I think such articles keep coming out because we all want to believe there’s still one place where we can get away from it all, like the “savage reservation” free of technology in Aldous Huxley’s “Brave New World.”

But I found a messier reality in the Quiet Zone.

Most people around Green Bank do have smartphones. Most homes there do have WiFi; residents simply call their telecom provider to ask for a hookup. Nobody has been levied a $50 fine, and it’s debated whether that 1956 state law applies to modern technology such as WiFi and smartphones.

Visitors might encounter large dead zones, but locals know where to find public hotspots provided by restaurants and businesses, as well as on which hilltops to get a bar or two of cellular connection. It’s becoming more economical to install cell antennas in remote areas such as the Appalachian Mountains, and that’s okay so long as they don’t interfere with Green Bank’s telescopes.

More problematically, because the Quiet Zone laws apply only to ground-based transmitters, the observatory has little recourse against satellites that beam interference into Green Bank and blur the telescopes’ window into the radio universe. Astronomer Felix “Jay” Lockman told me that when it came to the observatory’s fight against radio pollution, “You can’t just hide in a place like Green Bank anymore.”

That’s a depressing revelation for people who believe they suffer from an illness called electromagnetic hypersensitivity that makes them allergic to WiFi and cell signals. Many of them from around the world have fled to the Quiet Zone seeking an offline oasis.

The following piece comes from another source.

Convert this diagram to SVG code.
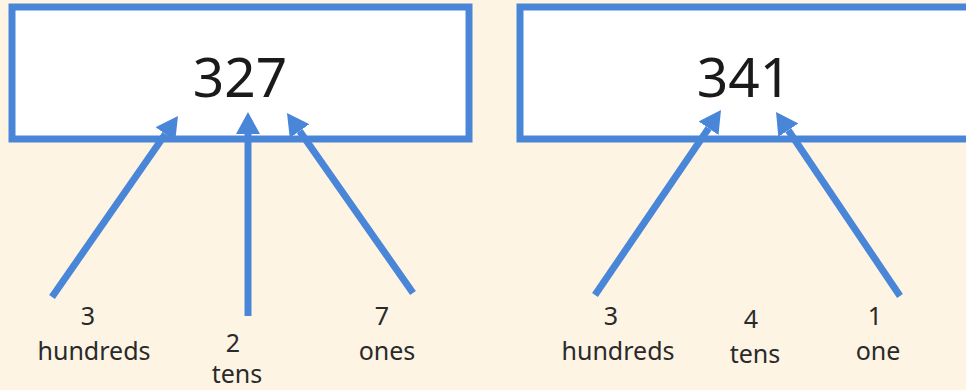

“People come here thinking there’s no WiFi because of the media,” one electrosensitive woman told me. “It’s hurting people.”

The notion that a pastoral enclave of Appalachia exists in blissful digital disconnection might be appealing, but it’s a mirage. Parents and teachers told me about feeling addicted to their wireless devices. I didn’t find a single teenager without a smartphone.

The nation’s vast open spaces still offer havens from the digital din, where cell signals and fiber-optic cable can’t reach. But even those refuges will likely vanish if Elon Musk achieves his dream of blanketing the planet with Internet access from more than 1,000 satellites in low-earth orbit. Amazon (founded by Post owner Jeff Bezos) is working on a similar project.

In short, there’s no running away from it. I’ve tried to, in my way, by not owning a cellphone for the past decade. But I now have two young sons. In coming years, they will surely want to be plugged into the metaverse or whatever irreality comes next.

People will need to fight for a degree of digital quietude. Some of the battle will be in the courts, as with the lawsuit filed in November by Ohio’s attorney general against Meta Platforms, the parent company of Facebook, which the suit says misled the public about the platform’s safety and “exploited its most vulnerable users,” including children.

But ultimately the burden is on every individual to try to muffle the online cacophony. On the evidence of Green Bank, opting out is nearly impossible.

But confronting the noise? That’s essential.